Both the issue process and the documentation of the collateral of mortgage and municipal bonds are regulated by law. The collateral of the mortgage bonds is entered into the mortgage register as list of liens. This means that the value of a mortgage bond is covered by real property. Provinces and municipalities are liable for the redemption of a municipal bond with their income from taxes and duties. The steady flow of income of the municipalities represents a safe haven in times of crises. Both kinds of bonds are therefore considered legal investments under Austrian law (Austrian Civil Code).

How do covered bonds work?

Covered bonds generate interest (coupon) payments that are fixed by amount and schedule. At the end of maturity the investor receives 100% of his money back. The invested capital is secured by collateral. Given the high degree of safety, the interest rate is moderate.

Your benefits

Covered bonds are ideal if you are looking for a long-term and very safe form of investment. You like to stay on top of your finances and want to be able to get a precise picture of your assets on the basis of a fixed, constant stream of income at every point in time. You are financially responsible for your offspring or even ward. You wish to invest the disposable capital with a long-term horizon, yet at higher rates of return than offered by a savings book.

Your advantages

  • You benefit from attractive interest payments on your capital.
  • You enjoy a legally protected, very high degree of safety.
  • Income and payment dates are clearly scheduled ahead of time and thus exactly calculable.

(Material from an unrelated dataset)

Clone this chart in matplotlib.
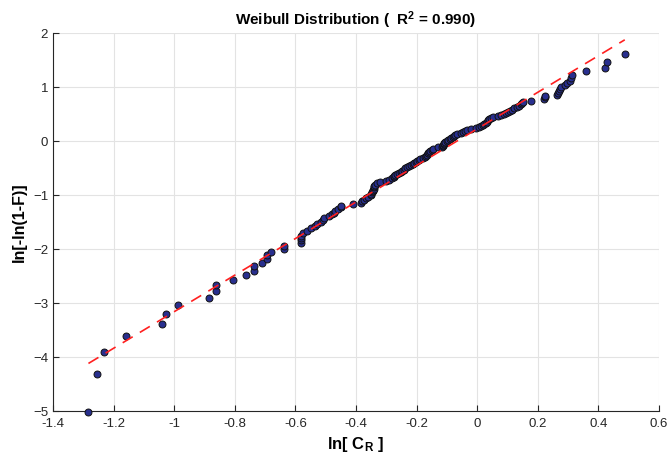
import matplotlib
matplotlib.use("Agg")
import matplotlib.pyplot as plt
import numpy as np

plt.rcParams["font.family"] = ["Liberation Sans", "DejaVu Sans"]
plt.rcParams["mathtext.fontset"] = "custom"
plt.rcParams["mathtext.rm"] = "Liberation Sans"
plt.rcParams["mathtext.bf"] = "Liberation Sans:bold"
plt.rcParams["mathtext.it"] = "Liberation Sans:italic"

# ln(C_R) of each specimen, sorted ascending
ln_cr = [
    -1.283, -1.256, -1.232, -1.160, -1.041, -1.027, -0.987, -0.885, -0.863, -0.863,
    -0.805, -0.763, -0.736, -0.736, -0.710, -0.695, -0.693, -0.681, -0.637, -0.637,
    -0.583, -0.583, -0.581, -0.580, -0.575, -0.563, -0.549, -0.535, -0.528, -0.515,
    -0.510, -0.506, -0.489, -0.480, -0.472, -0.469, -0.458, -0.450, -0.448, -0.411,
    -0.383, -0.379, -0.372, -0.367, -0.359, -0.352, -0.350, -0.347, -0.345, -0.343,
    -0.342, -0.341, -0.340, -0.338, -0.330, -0.320, -0.300, -0.292, -0.282, -0.276,
    -0.274, -0.270, -0.264, -0.258, -0.252, -0.247, -0.242, -0.237, -0.231, -0.224,
    -0.217, -0.211, -0.207, -0.203, -0.198, -0.193, -0.190, -0.180, -0.173, -0.170,
    -0.165, -0.162, -0.161, -0.160, -0.156, -0.150, -0.145, -0.130, -0.117, -0.114,
    -0.112, -0.110, -0.108, -0.105, -0.100, -0.095, -0.090, -0.085, -0.081, -0.078,
    -0.073, -0.068, -0.055, -0.048, -0.040, -0.033, -0.020, -0.005, 0.005, 0.012,
    0.020, 0.024, 0.028, 0.032, 0.036, 0.040, 0.046, 0.052, 0.068, 0.078,
    0.088, 0.095, 0.100, 0.108, 0.115, 0.122, 0.130, 0.138, 0.144, 0.148,
    0.152, 0.178, 0.221, 0.223, 0.224, 0.265, 0.268, 0.270, 0.273, 0.278,
    0.290, 0.298, 0.305, 0.309, 0.312, 0.359, 0.422, 0.429, 0.487,
]

# ln[-ln(1-F)] plotting position of each specimen
ln_ln_f = [
    -5.01, -4.31, -3.90, -3.61, -3.38, -3.20, -3.04, -2.90, -2.78, -2.67,
    -2.58, -2.48, -2.40, -2.32, -2.25, -2.18, -2.12, -2.06, -2.00, -1.94,
    -1.89, -1.84, -1.79, -1.75, -1.70, -1.66, -1.62, -1.58, -1.54, -1.50,
    -1.46, -1.43, -1.39, -1.36, -1.33, -1.29, -1.26, -1.23, -1.20, -1.17,
    -1.14, -1.11, -1.09, -1.06, -1.03, -1.00, -0.98, -0.95, -0.93, -0.90,
    -0.88, -0.85, -0.83, -0.81, -0.78, -0.76, -0.74, -0.72, -0.69, -0.67,
    -0.65, -0.63, -0.61, -0.59, -0.57, -0.55, -0.53, -0.50, -0.48, -0.46,
    -0.44, -0.43, -0.41, -0.39, -0.37, -0.35, -0.33, -0.31, -0.29, -0.27,
    -0.25, -0.23, -0.22, -0.20, -0.18, -0.16, -0.14, -0.12, -0.11, -0.09,
    -0.07, -0.05, -0.03, -0.02, 0.00, 0.02, 0.04, 0.06, 0.08, 0.09,
    0.11, 0.13, 0.15, 0.17, 0.19, 0.20, 0.22, 0.24, 0.26, 0.28,
    0.30, 0.32, 0.34, 0.36, 0.38, 0.40, 0.42, 0.44, 0.46, 0.48,
    0.50, 0.52, 0.54, 0.56, 0.58, 0.61, 0.63, 0.65, 0.68, 0.70,
    0.73, 0.75, 0.78, 0.81, 0.83, 0.86, 0.89, 0.93, 0.96, 1.00,
    1.03, 1.08, 1.12, 1.17, 1.22, 1.29, 1.36, 1.46, 1.61,
]

# Least-squares Weibull line
fit_slope = 3.386
fit_intercept = 0.225
r_squared = 0.990

x_ticks = [-1.4, -1.2, -1.0, -0.8, -0.6, -0.4, -0.2, 0.0, 0.2, 0.4, 0.6]
x_tick_labels = ["-1.4", "-1.2", "-1", "-0.8", "-0.6", "-0.4", "-0.2", "0", "0.2", "0.4", "0.6"]
y_ticks = [-5, -4, -3, -2, -1, 0, 1, 2]

fig = plt.figure(figsize=(6.7, 4.68), dpi=100)
ax = fig.add_axes([53 / 670, 57 / 468, 606 / 670, 378 / 468])

ax.plot(ln_cr, ln_ln_f, linestyle="none", marker="o", markersize=5,
        markerfacecolor="#282f8e", markeredgecolor="#111111",
        markeredgewidth=0.7, zorder=3, clip_on=False)

x_fit = np.array([min(ln_cr), max(ln_cr)])
ax.plot(x_fit, fit_intercept + fit_slope * x_fit, color="#ff2020",
        linewidth=1.2, dashes=(7, 5), zorder=4)

ax.set_xlim(-1.4, 0.6)
ax.set_ylim(-5, 2)
ax.set_xticks(x_ticks)
ax.set_xticklabels(x_tick_labels)
ax.set_yticks(y_ticks)

ax.grid(True, color="#e3e3e3", linewidth=0.8)
ax.set_axisbelow(True)
for side in ("top", "right"):
    ax.spines[side].set_visible(False)
for side in ("left", "bottom"):
    ax.spines[side].set_color("#262626")
    ax.spines[side].set_linewidth(0.8)
ax.tick_params(direction="in", length=4, width=0.8, colors="#262626",
               labelsize=9.5, labelcolor="#262626")
ax.tick_params(axis="x", pad=5)

ax.set_xlabel(r"ln[ $\mathbf{C_R}$ ]", fontsize=12, fontweight="bold", labelpad=4)
ax.set_ylabel("ln[-ln(1-F)]", fontsize=11.5, fontweight="bold", labelpad=4)
ax.set_title(f"Weibull Distribution (  R$^\\mathbf{{2}}$ = {r_squared:.3f})",
             fontsize=11, fontweight="bold", pad=6)

fig.savefig("out.png", dpi=100)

Details you should be aware of

  • Between issue date and maturity, price fluctuations are possible, which means that the sale of the bond prior to maturity may result in a loss.
  • The 100% capital redemption only applies to the end of maturity.

How do covered bonds react to...

… rising interest rates?
When interest rates are rising, older mortgage and municipal bonds with lower interest rates lose value. If you sell these bonds prior to maturity, you may record a loss.

… stable interest rates?
In the case of stable interest rates, the price of mortgage and municipal bonds does not change.

… falling interest rates?
When interest rates are falling, older mortgage and municipal bonds with higher interest rates gain value. If you sell these bonds prior to maturity, you may record a profit.